Quando Boulos deixou de queimar pneus e invadir propriedades para tentar a sorte nas urnas, em 2018, era natural que se filiasse ao PSOL. Afinal, “o Movimento dos Trabalhadores sem Teto”, dizia o seu líder, “não é um movimento de moradia”, mas “um projeto de acumulação de forças para mudança social”. A um repórter do Estadão em 2014, Boulos se disse “um marxista com a missão de acumular forças políticas para a revolução socialista”. Já de barba aparada e terno bem cortado, o deputado Boulos, eleito em 2022, vocalizou sua intenção de derrubar as reformas e o marco do saneamento e votou contra o arcabouço fiscal do próprio governo Lula.
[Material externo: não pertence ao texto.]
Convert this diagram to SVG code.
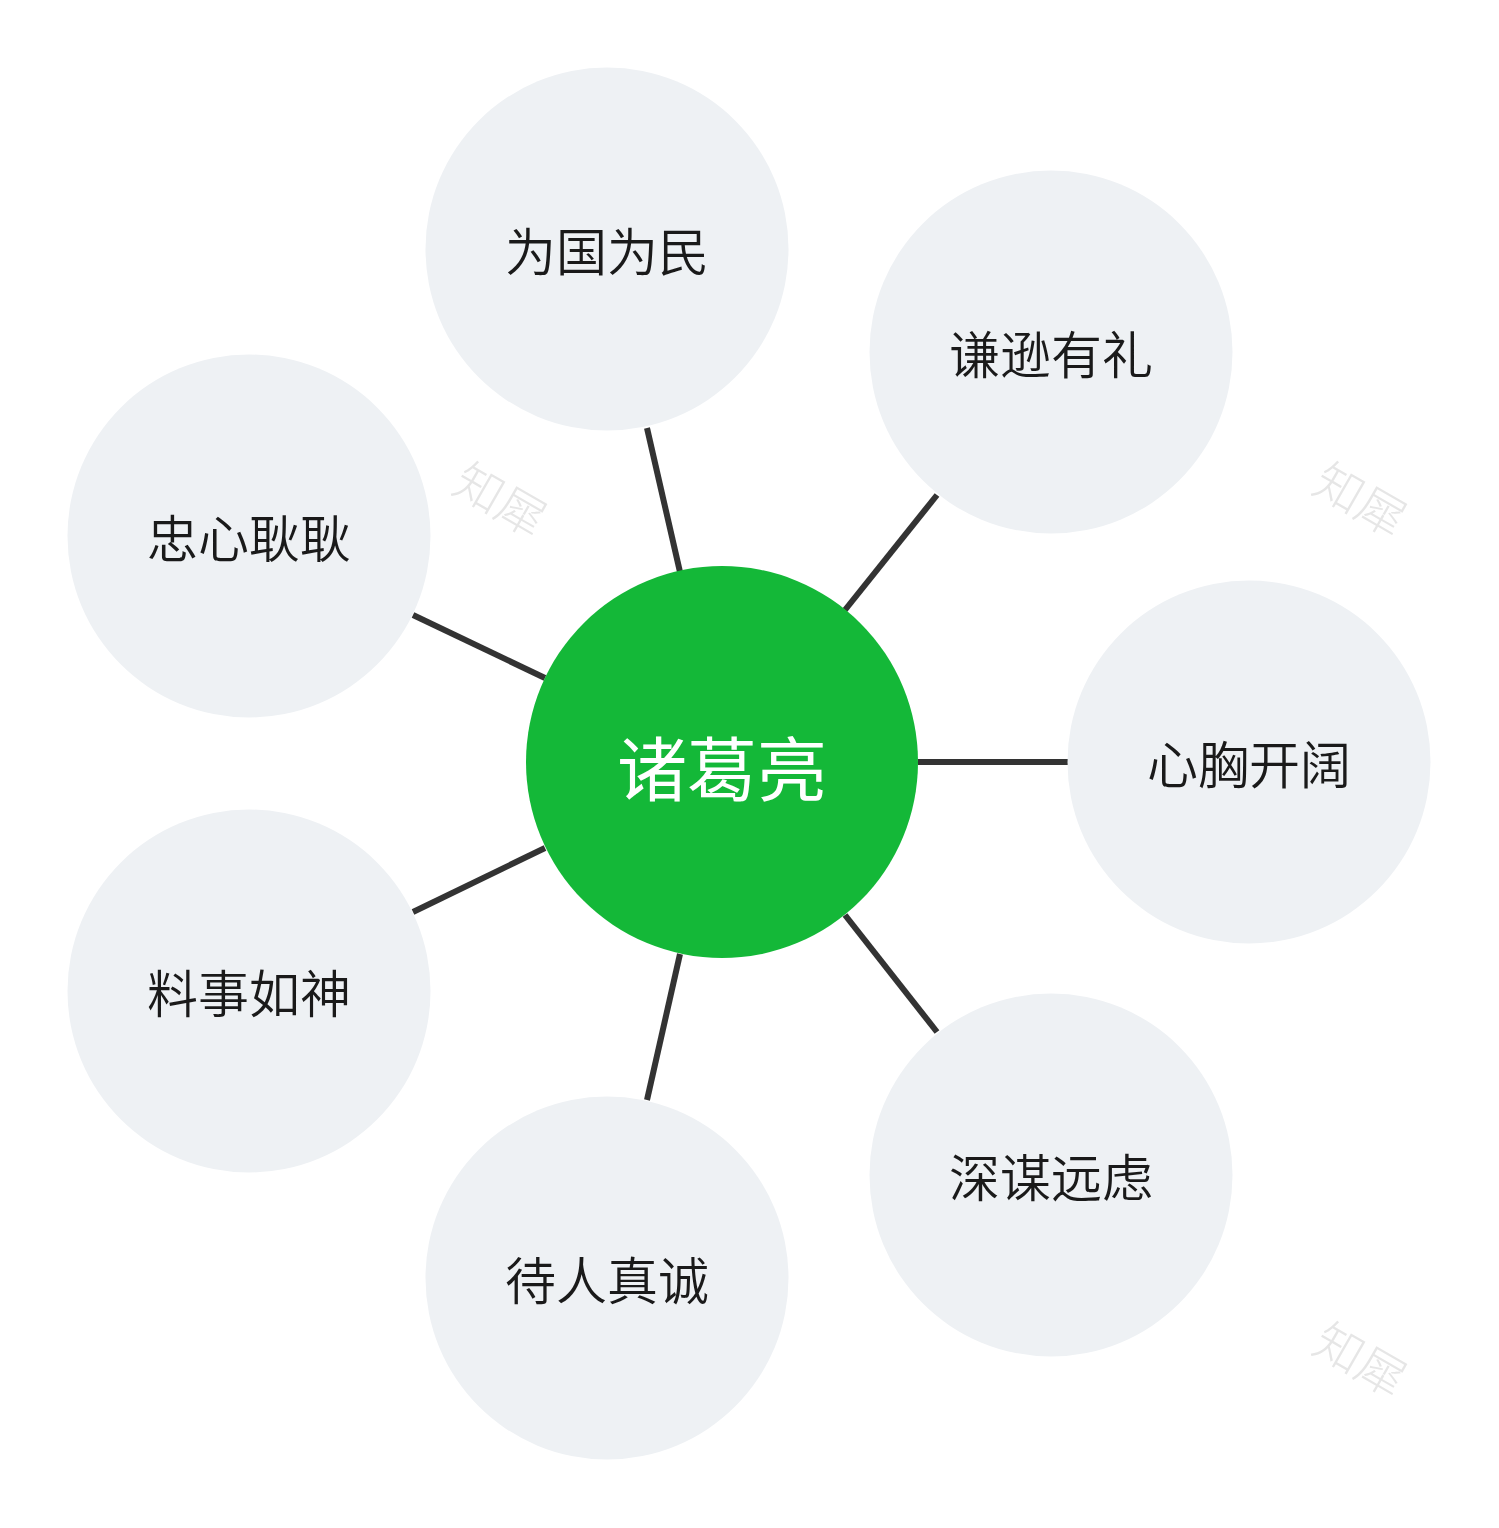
<svg xmlns="http://www.w3.org/2000/svg" width="1499" height="1528" viewBox="0 0 1499 1528">
<style>
.sat{fill:#eef1f4}
.lbl{font-family:"Noto Sans CJK SC","Noto Sans",sans-serif;font-size:51px;fill:#1a1a1a;text-anchor:middle;dominant-baseline:central;font-weight:350}
.ctr{font-family:"Noto Sans CJK SC","Noto Sans",sans-serif;font-size:70px;fill:#ffffff;text-anchor:middle;dominant-baseline:central;font-weight:400}
.wm{font-family:"Noto Sans CJK SC","Noto Sans",sans-serif;font-size:48px;fill:#e6e6e6;text-anchor:middle;dominant-baseline:central;font-weight:300}
.ln{stroke:#333333;stroke-width:6;fill:none}
</style>
<rect width="1499" height="1528" fill="#ffffff"/>
<g id="watermarks">
<text class="wm" transform="translate(502,497) rotate(30)">知犀</text>
<text class="wm" transform="translate(1362,497) rotate(30)">知犀</text>
<text class="wm" transform="translate(1362,1357) rotate(30)">知犀</text>
</g>
<g id="connectors">
<line class="ln" x1="680" y1="572" x2="647" y2="428"/>
<line class="ln" x1="845" y1="610" x2="937" y2="495"/>
<line class="ln" x1="918" y1="762" x2="1068" y2="762"/>
<line class="ln" x1="845" y1="915" x2="937" y2="1032"/>
<line class="ln" x1="680" y1="954" x2="647" y2="1100"/>
<line class="ln" x1="545" y1="848" x2="413" y2="912"/>
<line class="ln" x1="545" y1="678" x2="413" y2="615"/>
</g>
<g id="center">
<circle cx="722" cy="762" r="196" fill="#14b838"/>
<text class="ctr" x="722" y="765">诸葛亮</text>
</g>
<g id="n1"><circle class="sat" cx="607" cy="249" r="181.5"/><text class="lbl" x="607" y="249">为国为民</text></g>
<g id="n2"><circle class="sat" cx="1051" cy="352" r="181.5"/><text class="lbl" x="1051" y="352">谦逊有礼</text></g>
<g id="n3"><circle class="sat" cx="1249" cy="762" r="181.5"/><text class="lbl" x="1249" y="762">心胸开阔</text></g>
<g id="n4"><circle class="sat" cx="1051" cy="1175" r="181.5"/><text class="lbl" x="1051" y="1175">深谋远虑</text></g>
<g id="n5"><circle class="sat" cx="607" cy="1278" r="181.5"/><text class="lbl" x="607" y="1278">待人真诚</text></g>
<g id="n6"><circle class="sat" cx="249" cy="991" r="181.5"/><text class="lbl" x="249" y="991">料事如神</text></g>
<g id="n7"><circle class="sat" cx="249" cy="536" r="181.5"/><text class="lbl" x="249" y="536">忠心耿耿</text></g>
</svg>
Que ironia ver uma candidatura impulsionada com milhões do contribuinte que formam o pedaço do fundo eleitoral nos cofres do PT buscando seduzir o eleitor “descrente da política, que perdeu a esperança por achar que são todos iguais” e aparecem “de quatro em quatro anos repetindo o que o marqueteiro falou”. Verdade seja dita: em geral, como diz a tal Carta ao Povo de São Paulo, é difícil mesmo “diferenciar quem está de verdade do seu lado dos que querem te enganar”. Mas no caso do PT, do PSOL e de seu candidato a prefeito de São Paulo, talvez não seja tão difícil assim.